- **WHAT YOU HAVE TO DO**
Only the lines from the top of the listing below to the line that has "import seaborn as sns" should be echoed, with both ends kept and pictures left out.

━━━━━ DATA FOR THIS TASK

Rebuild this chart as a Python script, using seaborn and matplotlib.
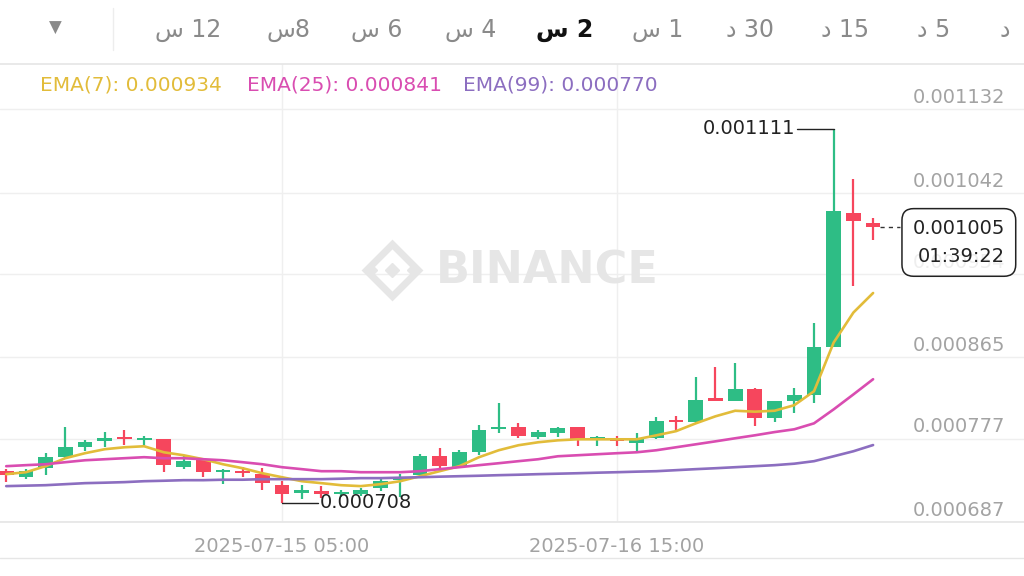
import numpy as np
import pandas as pd
import matplotlib
matplotlib.use("Agg")
import matplotlib.pyplot as plt
import seaborn as sns

sns.set_theme(style="white")
plt.rcParams['font.family'] = ['DejaVu Sans']

# 2h candles
times = pd.date_range("2025-07-14 01:00", periods=45, freq="2h")

opens = [0.000742, 0.000736, 0.000745, 0.000757, 0.000768, 0.000774, 0.000778, 0.000775, 0.000776,
         0.000746, 0.000755, 0.000741, 0.000742, 0.000739, 0.000727, 0.000718, 0.000720, 0.000717,
         0.000717, 0.000724, 0.000732, 0.000738, 0.000758, 0.000746, 0.000763, 0.000787, 0.000790,
         0.000779, 0.000783, 0.000789, 0.000776, 0.000776, 0.000772, 0.000778, 0.000797, 0.000795,
         0.000820, 0.000818, 0.000830, 0.000799, 0.000817, 0.000824, 0.000876, 0.001020, 0.001010]
highs = [0.000744, 0.000744, 0.000761, 0.000789, 0.000775, 0.000784, 0.000786, 0.000780, 0.000777,
         0.000758, 0.000756, 0.000744, 0.000746, 0.000745, 0.000731, 0.000727, 0.000726, 0.000722,
         0.000724, 0.000735, 0.000739, 0.000760, 0.000767, 0.000765, 0.000792, 0.000815, 0.000794,
         0.000786, 0.000790, 0.000790, 0.000780, 0.000780, 0.000783, 0.000800, 0.000801, 0.000843,
         0.000854, 0.000859, 0.000832, 0.000817, 0.000831, 0.000902, 0.001111, 0.001057, 0.001015]
lows = [0.000730, 0.000733, 0.000738, 0.000756, 0.000764, 0.000768, 0.000770, 0.000769, 0.000741,
        0.000744, 0.000736, 0.000728, 0.000736, 0.000722, 0.000708, 0.000712, 0.000713, 0.000714,
        0.000715, 0.000720, 0.000714, 0.000735, 0.000742, 0.000745, 0.000759, 0.000783, 0.000778,
        0.000776, 0.000779, 0.000769, 0.000769, 0.000769, 0.000764, 0.000776, 0.000786, 0.000793,
        0.000817, 0.000817, 0.000791, 0.000795, 0.000805, 0.000815, 0.000876, 0.000942, 0.000991]
closes = [0.000738, 0.000742, 0.000757, 0.000768, 0.000773, 0.000778, 0.000776, 0.000777, 0.000748,
          0.000753, 0.000741, 0.000743, 0.000740, 0.000729, 0.000717, 0.000721, 0.000717, 0.000719,
          0.000721, 0.000731, 0.000736, 0.000758, 0.000747, 0.000763, 0.000786, 0.000790, 0.000780,
          0.000784, 0.000788, 0.000776, 0.000778, 0.000774, 0.000776, 0.000796, 0.000795, 0.000819,
          0.000818, 0.000830, 0.000799, 0.000817, 0.000824, 0.000876, 0.001022, 0.001012, 0.001005]

ema7 = [0.0007386, 0.0007407, 0.0007472, 0.0007558, 0.0007612, 0.0007655, 0.0007676, 0.0007687,
        0.0007622, 0.0007590, 0.0007547, 0.0007493, 0.0007450, 0.0007396, 0.0007353, 0.0007310,
        0.0007289, 0.0007267, 0.0007257, 0.0007278, 0.0007310, 0.0007364, 0.0007418, 0.0007472,
        0.0007569, 0.0007644, 0.0007698, 0.0007730, 0.0007751, 0.0007762, 0.0007762, 0.0007762,
        0.0007762, 0.0007805, 0.0007850, 0.0007934, 0.0008010, 0.0008070, 0.0008060, 0.0008070,
        0.0008130, 0.0008280, 0.0008806, 0.0009129, 0.0009340]
ema25 = [0.0007472, 0.0007483, 0.0007493, 0.0007515, 0.0007536, 0.0007547, 0.0007558, 0.0007569,
         0.0007558, 0.0007558, 0.0007547, 0.0007536, 0.0007515, 0.0007493, 0.0007461, 0.0007440,
         0.0007418, 0.0007418, 0.0007407, 0.0007407, 0.0007407, 0.0007418, 0.0007440, 0.0007461,
         0.0007483, 0.0007504, 0.0007526, 0.0007547, 0.0007579, 0.0007590, 0.0007601, 0.0007612,
         0.0007622, 0.0007644, 0.0007676, 0.0007708, 0.0007740, 0.0007773, 0.0007805, 0.0007840,
         0.0007870, 0.0007934, 0.0008085, 0.0008246, 0.0008410]
ema99 = [0.0007257, 0.0007262, 0.0007267, 0.0007278, 0.0007289, 0.0007294, 0.0007300, 0.0007310,
         0.0007315, 0.0007321, 0.0007321, 0.0007326, 0.0007326, 0.0007332, 0.0007332, 0.0007332,
         0.0007332, 0.0007337, 0.0007343, 0.0007343, 0.0007348, 0.0007353, 0.0007359, 0.0007364,
         0.0007369, 0.0007375, 0.0007380, 0.0007386, 0.0007391, 0.0007396, 0.0007402, 0.0007407,
         0.0007413, 0.0007418, 0.0007429, 0.0007440, 0.0007450, 0.0007461, 0.0007472, 0.0007483,
         0.0007499, 0.0007526, 0.0007579, 0.0007633, 0.0007700]

ema_labels = ["EMA(7): 0.000934", "EMA(25): 0.000841", "EMA(99): 0.000770"]
price_ticks = [0.000687, 0.000777, 0.000865, 0.000954, 0.001042, 0.001132]
tabs = ["س 12", "س8", "س 6", "س 4", "س 2", "س 1", "د 30", "د 15", "د 5", "د"]
tab_x = [188, 289, 377, 471, 565, 658, 750, 845, 934, 1005]
selected_tab = 4

GREEN = "#2EBD85"
RED = "#F6465D"
ema_colors = ["#E2BC3A", "#D94DB1", "#8C6EC0"]
GRAY = "#A3A3A3"

fig = plt.figure(figsize=(10.24, 5.76), dpi=100)
ax = fig.add_axes([0, 54 / 576, 1, 458 / 576])

idx = np.arange(len(times))
o = np.array(opens)
c = np.array(closes)
colors = np.where(c >= o, GREEN, RED)

# candles
ax.vlines(idx, lows, highs, colors=colors, linewidth=1.6, zorder=3)
body_h = np.maximum(np.abs(c - o), 0.0000025)
ax.bar(idx, body_h, bottom=np.minimum(o, c), width=0.75, color=colors, linewidth=0, zorder=3)

ema_df = pd.DataFrame({"idx": idx, "EMA(7)": ema7, "EMA(25)": ema25, "EMA(99)": ema99})
ema_df = ema_df.melt(id_vars="idx", var_name="ema", value_name="price")
sns.lineplot(data=ema_df, x="idx", y="price", hue="ema", palette=ema_colors,
             linewidth=1.9, legend=False, ax=ax, zorder=4)

ax.set_xlim(-0.315, 51.66)
ax.set_ylim(0.000687, 0.001181)
ax.set_xlabel("")
ax.set_ylabel("")

ax.set_yticks(price_ticks)
ax.set_xticks([14, 31])
ax.set_xticklabels([times[14].strftime("%Y-%m-%d %H:%M"), times[31].strftime("%Y-%m-%d %H:%M")])
ax.tick_params(axis="x", length=0, pad=11, labelsize=14, labelcolor=GRAY)
ax.tick_params(axis="y", left=False, labelleft=False)
ax.grid(True, color="#EFEFEF", linewidth=1)
for side in ["left", "right"]:
    ax.spines[side].set_visible(False)
for side in ["top", "bottom"]:
    ax.spines[side].set_color("#E6E6E6")

# price labels on the right, above their grid line
for p in price_ticks:
    ax.annotate(f"{p:.6f}", xy=(1005 / 1024, p), xycoords=ax.get_yaxis_transform(),
                xytext=(0, 8.5), textcoords="offset points", ha="right", va="center",
                fontsize=14, color=GRAY, zorder=2)

# high / low markers
hi = int(np.argmax(highs))
lo = int(np.argmin(lows))
ax.plot([hi - 1.86, hi], [highs[hi], highs[hi]], color="#222222", linewidth=1, zorder=4)
ax.text(hi - 1.96, highs[hi], f"{highs[hi]:.6f}", ha="right", va="center", fontsize=14, color="#222222")
ax.plot([lo, lo + 1.83], [lows[lo], lows[lo]], color="#222222", linewidth=1, zorder=4)
ax.text(lo + 1.9, lows[lo], f"{lows[lo]:.6f}", ha="left", va="center", fontsize=14, color="#222222")

# last price box (slightly see-through, the grid label shows behind it)
last = len(closes) - 1
ax.plot([last + 0.36, last + 1.37], [closes[-1], closes[-1]], color="#333333",
        linewidth=1, linestyle=(0, (3, 3)), zorder=4)
ax.annotate(f"{closes[-1]:.6f}\n01:39:22", xy=(last, closes[-1]), xytext=(95, -11),
            textcoords="offset points", ha="right", va="center", multialignment="right",
            fontsize=14, color="#222222", linespacing=1.55, zorder=6,
            bbox=dict(boxstyle="round,pad=0.55,rounding_size=0.6", fc=(1, 1, 1, 0.82),
                      ec="#222222", lw=1.1))

# watermark
ax.text(0.534, 0.548, "BINANCE", transform=ax.transAxes, ha="center", va="center",
        fontsize=32, fontweight="bold", color="#E6E6E6", zorder=1)
ax.plot([0.3828], [0.5502], marker="D", markersize=26, markerfacecolor="none",
        markeredgecolor="#E6E6E6", markeredgewidth=5, transform=ax.transAxes, zorder=1)
ax.plot([0.3828, 0.3613, 0.4043], [0.5502, 0.5502, 0.5502], linestyle="none", marker="D",
        markersize=7, color="#E6E6E6", transform=ax.transAxes, zorder=1)

# EMA legend row
for label, col, x in zip(ema_labels, ema_colors, [40, 247, 463]):
    fig.text(x / 1024, 1 - 85 / 576, label, ha="left", va="center", fontsize=14.5, color=col)

# interval tabs
fig.text(55 / 1024, 1 - 28 / 576, "▼", ha="center", va="center", fontsize=12, color="#8A8A8A")
fig.add_artist(plt.Line2D([113 / 1024, 113 / 1024], [1 - 8 / 576, 1 - 50 / 576], color="#EDEDED", linewidth=1))
for i, (t, x) in enumerate(zip(tabs, tab_x)):
    sel = i == selected_tab
    fig.text(x / 1024, 1 - 30 / 576, t, ha="center", va="center", fontsize=17,
             color="#111111" if sel else "#8A8A8A", fontweight="bold" if sel else "normal")

fig.add_artist(plt.Line2D([0, 1], [1 - 558 / 576, 1 - 558 / 576], color="#E6E6E6", linewidth=1))

fig.savefig("out.png", dpi=100)
plt.close()
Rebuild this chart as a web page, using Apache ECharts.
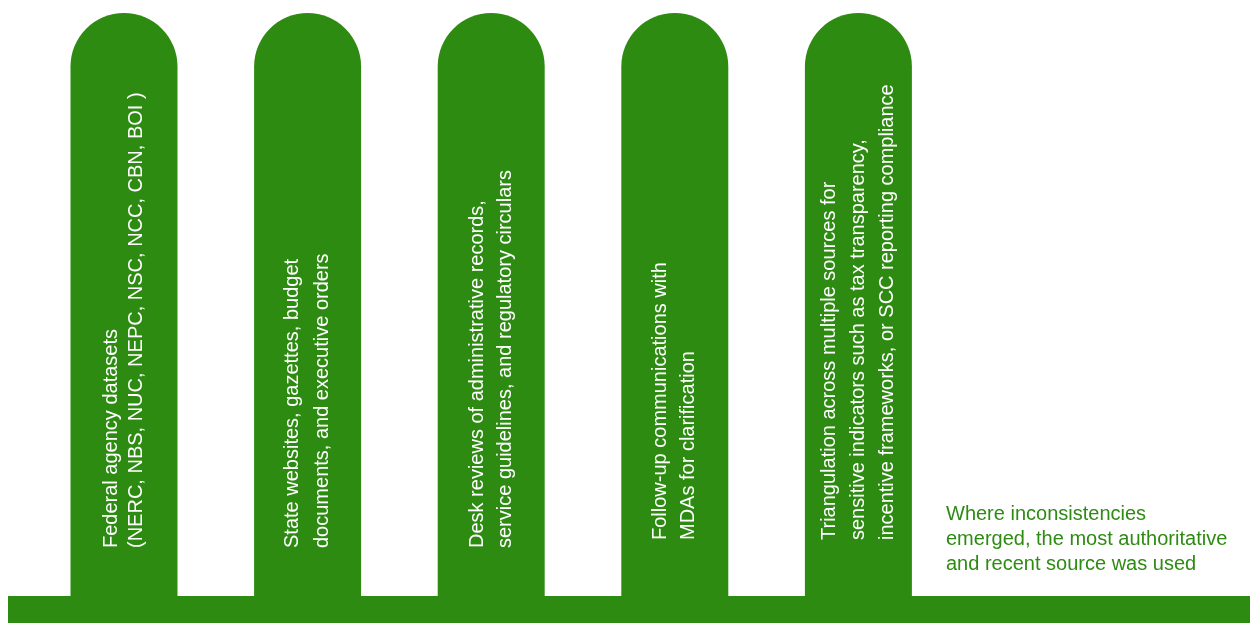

━━━━━━━━━━

- **EXPECTED ANSWER**
Rebuild this chart as a Python script, using seaborn and matplotlib.
import numpy as np
import pandas as pd
import matplotlib
matplotlib.use("Agg")
import matplotlib.pyplot as plt
import seaborn as sns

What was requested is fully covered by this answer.